Spring and the Virginia Creeper is growing.


virginia creepr

It is native to North America, and common. I read on Wikipedia the berries have "dangerous amounts of oxalic acid" and I have not tried those. The leaves taste good to me; sour and much like sorrel.

I wonder if anyone knows if historically, anyone ate this stuff. Rhubarb has oxalic acid but is good if cooked a little, and cooking is recommended for old sorrel. One would think that back in the days that people ate pokeweed someone would have tried creeper; it is everywhere. But my googlefu is pretty strong these days and I have turned up nothing.


1 Answer 1


Virginia Creeper can be toxic if eaten. Both the leaves and berries should be considered poisonous and not eaten.

According to poison.org:

Although they are pretty, Virginia creeper and wisteria can be harmful if they are chewed or swallowed. Both plants can cause mouth pain, nausea, vomiting, and diarrhea and should not be eaten.

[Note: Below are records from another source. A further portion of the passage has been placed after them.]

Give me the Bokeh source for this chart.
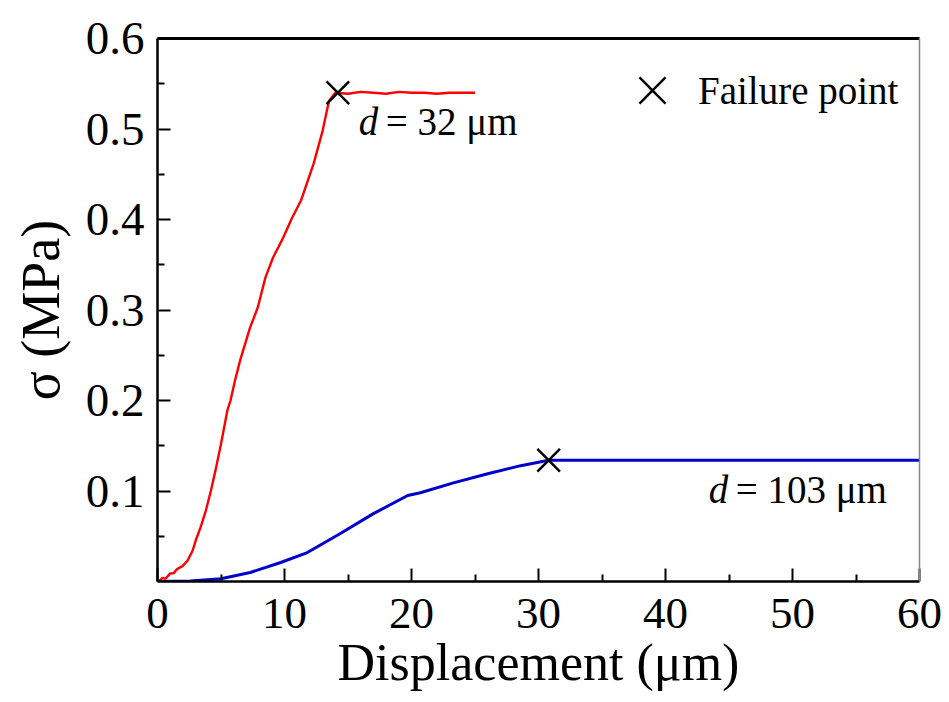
from bokeh.plotting import figure
from bokeh.models import (Range1d, FixedTicker, LinearAxis, Legend, LegendItem,
                          ColumnDataSource)
from bokeh.core.properties import value
from bokeh.embed import file_html
from bokeh.resources import INLINE

# ---- data ----
red_x = [0.0, 0.08, 0.4, 0.63, 1.0, 1.26, 1.57, 1.97, 2.36, 2.76, 3.0, 3.4, 3.8,
         4.2, 4.6, 5.0, 5.5, 5.75, 6.1, 6.5, 7.3, 7.9, 8.5, 9.1, 9.9, 10.6,
         11.3, 12.3, 13.0, 13.5, 14.0, 15, 16, 17, 18, 19, 20, 21, 22, 23, 24, 25]
red_y = [0.0, 0.0, 0.004, 0.003, 0.009, 0.009, 0.014, 0.017, 0.023, 0.034, 0.045,
         0.06, 0.078, 0.10, 0.125, 0.152, 0.189, 0.20, 0.222, 0.244, 0.281,
         0.303, 0.336, 0.358, 0.380, 0.402, 0.421, 0.462, 0.498, 0.531, 0.540,
         0.539, 0.541, 0.540, 0.539, 0.541, 0.540, 0.540, 0.539, 0.540, 0.540, 0.540]

blue_x = [0.0, 2.6, 5.0, 7.3, 9.7, 11.8, 14.4, 17.0, 19.7, 20.7, 23.3, 26.0,
          28.6, 30.8, 40, 50, 60]
blue_y = [0.0, 0.0005, 0.003, 0.010, 0.021, 0.032, 0.053, 0.075, 0.095, 0.098,
          0.109, 0.119, 0.128, 0.134, 0.134, 0.134, 0.134]

fail_x = [14.2, 30.8]
fail_y = [0.540, 0.134]
diam_labels = ["= 32 \u03bcm", "= 103 \u03bcm"]

x_ticks = [0, 10, 20, 30, 40, 50, 60]
x_minor = [5, 15, 25, 35, 45, 55]
y_ticks = [0.1, 0.2, 0.3, 0.4, 0.5, 0.6]
y_minor = [0.05, 0.15, 0.25, 0.35, 0.45, 0.55]

FONT = "Liberation Serif"

p = figure(width=945, height=700, output_backend="svg", toolbar_location=None,
           x_range=Range1d(0, 60), y_range=Range1d(0, 0.6),
           min_border_left=157, min_border_right=26, min_border_top=38,
           min_border_bottom=119, background_fill_color="white",
           border_fill_color="white", outline_line_color=None)
p.xgrid.grid_line_color = None
p.ygrid.grid_line_color = None

p.line(red_x, red_y, line_color="#ff0000", line_width=2.4)
p.line(blue_x, blue_y, line_color="#0000cc", line_width=3)
fails = p.scatter(fail_x, fail_y, marker="x", size=32, line_color="black",
                  line_width=2.5)

src = ColumnDataSource(dict(x=fail_x, y=fail_y, d=["d", "d"], lab=diam_labels,
                            dx=[21, 160], dx2=[48, 187]))
p.text(x="x", y="y", text="d", source=src, x_offset="dx", y_offset=29,
       text_font=value(FONT), text_font_style="italic", text_font_size="39px",
       text_align="left", text_baseline="middle", text_color="black")
p.text(x="x", y="y", text="lab", source=src, x_offset="dx2", y_offset=29,
       text_font=value(FONT), text_font_size="39px",
       text_align="left", text_baseline="middle", text_color="black")

# axes styling
for ax, ticks, minor in ((p.xaxis[0], x_ticks, x_minor), (p.yaxis[0], y_ticks, y_minor)):
    ax.ticker = FixedTicker(ticks=ticks, minor_ticks=minor)
    ax.major_tick_in = 13
    ax.major_tick_out = 0
    ax.minor_tick_in = 7
    ax.minor_tick_out = 0
    ax.axis_line_width = 2.5
    ax.major_tick_line_width = 2
    ax.minor_tick_line_width = 2
    ax.axis_line_color = "black"
    ax.major_label_text_font = FONT
    ax.axis_label_text_font = FONT
    ax.axis_label_text_font_style = "normal"
    ax.major_label_text_color = "black"
    ax.axis_label_text_color = "black"

p.xaxis.axis_label = "Displacement (\u03bcm)"
p.xaxis.major_label_text_font_size = "45px"
p.xaxis.axis_label_text_font_size = "52px"
p.xaxis.major_label_standoff = 17
p.xaxis.axis_label_standoff = 3

p.yaxis.axis_label = "\u03c3 (MPa)"
p.yaxis.major_label_text_font_size = "47px"
p.yaxis.axis_label_text_font_size = "54px"
p.yaxis.major_label_standoff = 13
p.yaxis.axis_label_standoff = 12

top = LinearAxis(ticker=FixedTicker(ticks=[]), major_tick_in=0, major_tick_out=0,
                 minor_tick_in=0, minor_tick_out=0, axis_line_width=3,
                 axis_line_color="black", major_label_text_font_size="0px")
right = LinearAxis(ticker=FixedTicker(ticks=[]), major_tick_in=0, major_tick_out=0,
                   minor_tick_in=0, minor_tick_out=0, axis_line_width=1.5,
                   axis_line_color="#888888", major_label_text_font_size="0px")
p.add_layout(top, "above")
p.add_layout(right, "right")

legend = Legend(items=[LegendItem(label="Failure point", renderers=[fails])],
                location=(449, 445), border_line_color=None,
                background_fill_alpha=0, label_text_font=FONT,
                label_text_color="black",
                label_text_font_size="39px", glyph_width=92, glyph_height=92,
                label_standoff=0, padding=0, margin=0)
p.add_layout(legend)

open("out.html", "w").write(file_html(p, INLINE))
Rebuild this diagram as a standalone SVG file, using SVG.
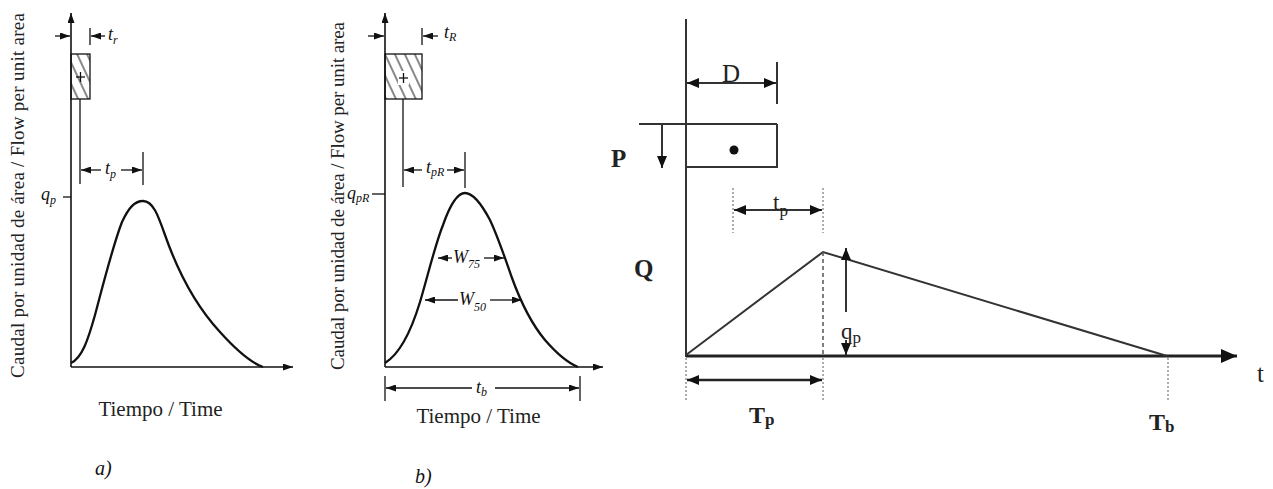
<svg xmlns="http://www.w3.org/2000/svg" width="1273" height="489" viewBox="0 0 1273 489">
<style>
.ln{stroke:#111;stroke-width:1.6;fill:none}
.thin{stroke:#111;stroke-width:1.3;fill:none}
.crv{stroke:#111;stroke-width:2.3;fill:none}
.it{font-family:"Liberation Serif",serif;font-style:italic;fill:#111}
.rm{font-family:"Liberation Serif",serif;fill:#222}
.bd{font-family:"Liberation Serif",serif;font-weight:bold;fill:#222}
.rl{stroke:#333;stroke-width:2;fill:none}
.dash{stroke:#555;stroke-width:1.5;stroke-dasharray:4 3;fill:none}
.dot{stroke:#777;stroke-width:1.2;stroke-dasharray:2 2;fill:none}
</style>
<defs>
<marker id="a1" viewBox="0 0 10 7" refX="10" refY="3.5" markerWidth="10" markerHeight="7" markerUnits="userSpaceOnUse" orient="auto-start-reverse"><path d="M0,0 L10,3.5 L0,7 z" fill="#111"/></marker>
<marker id="a2" viewBox="0 0 12 10" refX="12" refY="5" markerWidth="12" markerHeight="10" markerUnits="userSpaceOnUse" orient="auto-start-reverse"><path d="M0,0 L12,5 L0,10 z" fill="#111"/></marker>
<marker id="a3" viewBox="0 0 16 14" refX="16" refY="7" markerWidth="16" markerHeight="14" markerUnits="userSpaceOnUse" orient="auto"><path d="M0,0 L16,7 L0,14 z" fill="#111"/></marker>
<pattern id="hatch" width="9" height="9" patternUnits="userSpaceOnUse" patternTransform="rotate(-25)"><line x1="2" y1="0" x2="2" y2="9" stroke="#111" stroke-width="1"/></pattern>
</defs>

<g id="panel-a">
<text class="rm" transform="translate(24,195.5) rotate(-90)" text-anchor="middle" font-size="19" textLength="365" lengthAdjust="spacing" fill="#333">Caudal por unidad de área / Flow per unit area</text>
<g id="a-axes">
<line class="ln" x1="71" y1="367" x2="71" y2="13" marker-end="url(#a1)"/>
<line class="ln" x1="71" y1="367" x2="293" y2="367" marker-end="url(#a1)"/>
</g>
<g id="a-rain">
<rect x="71" y="54" width="19" height="45" fill="url(#hatch)" stroke="#111" stroke-width="1.3"/>
<line class="thin" x1="76" y1="77" x2="85" y2="77"/><line class="thin" x1="80.5" y1="72" x2="80.5" y2="82"/>
</g>
<g id="a-tr">
<line class="thin" x1="55" y1="36" x2="70" y2="36" marker-end="url(#a1)"/>
<line class="thin" x1="90" y1="28" x2="90" y2="45"/>
<line class="thin" x1="105" y1="36" x2="91" y2="36" marker-end="url(#a1)"/>
<text class="it" x="108" y="40" font-size="18">t<tspan font-size="12" dy="4">r</tspan></text>
</g>
<g id="a-tp">
<line class="thin" x1="80" y1="99" x2="80" y2="184"/>
<line class="thin" x1="143" y1="152" x2="143" y2="185"/>
<line class="thin" x1="101" y1="170" x2="81" y2="170" marker-end="url(#a1)"/>
<line class="thin" x1="121" y1="170" x2="142" y2="170" marker-end="url(#a1)"/>
<text class="it" x="105" y="174" font-size="18">t<tspan font-size="12" dy="4">p</tspan></text>
</g>
<g id="a-qp">
<line class="thin" x1="63" y1="197" x2="71" y2="197"/>
<text class="it" x="41" y="200" font-size="18">q<tspan font-size="12" dy="4">p</tspan></text>
</g>
<path id="a-curve" class="crv" d="M71,363 C82,358 88,340 95,315 C103,285 113,245 122,222 C129,207 135,201 143,201 C153,201 158,215 165,235 C178,272 195,305 220,332 C238,352 252,363 263,367"/>
<text class="rm" x="160.5" y="416" text-anchor="middle" font-size="21" fill="#222">Tiempo / Time</text>
<text class="it" x="95" y="475" font-size="20" fill="#222">a)</text>
</g>

<g id="panel-b">
<text class="rm" transform="translate(344,196) rotate(-90)" text-anchor="middle" font-size="19" textLength="348" lengthAdjust="spacing" fill="#333">Caudal por unidad de área / Flow per unit area</text>
<g id="b-axes">
<line class="ln" x1="385" y1="367" x2="385" y2="13" marker-end="url(#a1)"/>
<line class="ln" x1="385" y1="367" x2="603" y2="367" marker-end="url(#a1)"/>
</g>
<g id="b-rain">
<rect x="385" y="54" width="37" height="45" fill="url(#hatch)" stroke="#111" stroke-width="1.3"/>
<rect x="398" y="71" width="11" height="14" fill="#fff"/>
<line class="thin" x1="399" y1="78" x2="408" y2="78"/><line class="thin" x1="403.5" y1="73" x2="403.5" y2="83"/>
</g>
<g id="b-tR">
<line class="thin" x1="368" y1="36" x2="384" y2="36" marker-end="url(#a1)"/>
<line class="thin" x1="422" y1="28" x2="422" y2="45"/>
<line class="thin" x1="438" y1="36" x2="423" y2="36" marker-end="url(#a1)"/>
<text class="it" x="444" y="38" font-size="18">t<tspan font-size="12" dy="3">R</tspan></text>
</g>
<g id="b-tpR">
<line class="thin" x1="403" y1="99" x2="403" y2="187"/>
<line class="thin" x1="465" y1="152" x2="465" y2="188"/>
<line class="thin" x1="422" y1="170" x2="404" y2="170" marker-end="url(#a1)"/>
<line class="thin" x1="447" y1="170" x2="464" y2="170" marker-end="url(#a1)"/>
<text class="it" x="426" y="173" font-size="18">t<tspan font-size="12" dy="3">pR</tspan></text>
</g>
<g id="b-qpR">
<line class="thin" x1="372" y1="194" x2="385" y2="194"/>
<text class="it" x="347" y="199" font-size="18">q<tspan font-size="12" dy="3">pR</tspan></text>
</g>
<path id="b-curve" class="crv" d="M385,363 C398,355 410,335 420,302 C428,275 435,245 443,225 C450,205 457,193 465,193 C473,193 482,205 490,220 C498,237 505,258 512,278 C520,300 530,322 545,340 C558,355 568,363 578,367"/>
<g id="b-W75">
<line class="thin" x1="452" y1="258" x2="438" y2="258" marker-end="url(#a1)"/>
<line class="thin" x1="484" y1="258" x2="504" y2="258" marker-end="url(#a1)"/>
<text class="it" x="453" y="263" font-size="18">W<tspan font-size="12" dy="5">75</tspan></text>
</g>
<g id="b-W50">
<line class="thin" x1="458" y1="300" x2="425" y2="300" marker-end="url(#a1)"/>
<line class="thin" x1="490" y1="300" x2="522" y2="300" marker-end="url(#a1)"/>
<text class="it" x="459" y="305" font-size="18">W<tspan font-size="12" dy="6">50</tspan></text>
</g>
<g id="b-tb">
<line class="thin" x1="385" y1="376" x2="385" y2="401"/>
<line class="thin" x1="580" y1="376" x2="580" y2="401"/>
<line class="thin" x1="472" y1="388" x2="386" y2="388" marker-end="url(#a1)"/>
<line class="thin" x1="495" y1="388" x2="579" y2="388" marker-end="url(#a1)"/>
<text class="it" x="476" y="393" font-size="18">t<tspan font-size="12" dy="3">b</tspan></text>
</g>
<text class="rm" x="478.5" y="423" text-anchor="middle" font-size="21" fill="#222">Tiempo / Time</text>
<text class="it" x="415" y="483" font-size="20" fill="#222">b)</text>
</g>

<g id="panel-c">
<g id="c-axes">
<line class="rl" x1="686" y1="19" x2="686" y2="357"/>
<line stroke="#222" stroke-width="3" x1="686" y1="356" x2="1237" y2="356" marker-end="url(#a3)"/>
<text class="rm" x="1257" y="382" font-size="25">t</text>
</g>
<g id="c-D">
<line class="rl" x1="777" y1="62" x2="777" y2="104"/>
<line class="rl" x1="687" y1="83" x2="776" y2="83" marker-start="url(#a2)" marker-end="url(#a2)"/>
<text class="rm" x="731" y="82" text-anchor="middle" font-size="25">D</text>
</g>
<g id="c-rain">
<line class="rl" x1="639" y1="124" x2="777" y2="124"/>
<path class="rl" d="M686,167 H777 V124"/>
<circle cx="734" cy="150" r="4.5" fill="#111"/>
<line class="rl" x1="662" y1="124" x2="662" y2="168" marker-end="url(#a2)"/>
<text class="bd" x="611" y="167" font-size="25">P</text>
</g>
<g id="c-tp">
<line class="dot" x1="733" y1="188" x2="733" y2="233"/>
<line class="dot" x1="823" y1="188" x2="823" y2="233"/>
<line class="rl" x1="734" y1="210" x2="822" y2="210" marker-start="url(#a2)" marker-end="url(#a2)"/>
<text class="rm" x="773" y="210" font-size="23">t<tspan font-size="17" dy="6">p</tspan></text>
</g>
<text id="c-Q" class="bd" x="634" y="277" font-size="25">Q</text>
<path id="c-hydrograph" class="rl" d="M686,355 L823,252 L1167,356"/>
<line class="dash" x1="823" y1="252" x2="823" y2="355"/>
<g id="c-qp">
<line class="rl" x1="846" y1="312" x2="846" y2="248" marker-end="url(#a2)"/>
<line class="rl" x1="846" y1="340" x2="846" y2="355" marker-end="url(#a2)"/>
<text class="rm" x="841" y="339" font-size="23">q<tspan font-size="17" dy="4">p</tspan></text>
</g>
<g id="c-Tp">
<line class="dot" x1="686" y1="358" x2="686" y2="402"/>
<line class="dot" x1="823" y1="358" x2="823" y2="402"/>
<line stroke="#222" stroke-width="2.5" x1="687" y1="380" x2="822" y2="380" marker-start="url(#a2)" marker-end="url(#a2)"/>
<text class="bd" x="749" y="423" font-size="24">T<tspan font-size="17" dy="2">p</tspan></text>
</g>
<g id="c-Tb">
<line class="dot" x1="1168" y1="358" x2="1168" y2="402"/>
<text class="bd" x="1149" y="430" font-size="24">T<tspan font-size="17" dy="2">b</tspan></text>
</g>
</g>
</svg>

Both the berries and leaves contain oxalate. While not everyone may have a severe reaction, it's difficult to predict when a reaction may happen, and thus it's best to never eat Virgina creeper.

Since you mention rhubarb in your question, rhubarb contains oxalate in it's leaves at toxic levels, only the rhubarb stalks are safe to eat. Rhubarb stalks do still have oxalate, but at lower concentrations, reducing the chance of illness or death.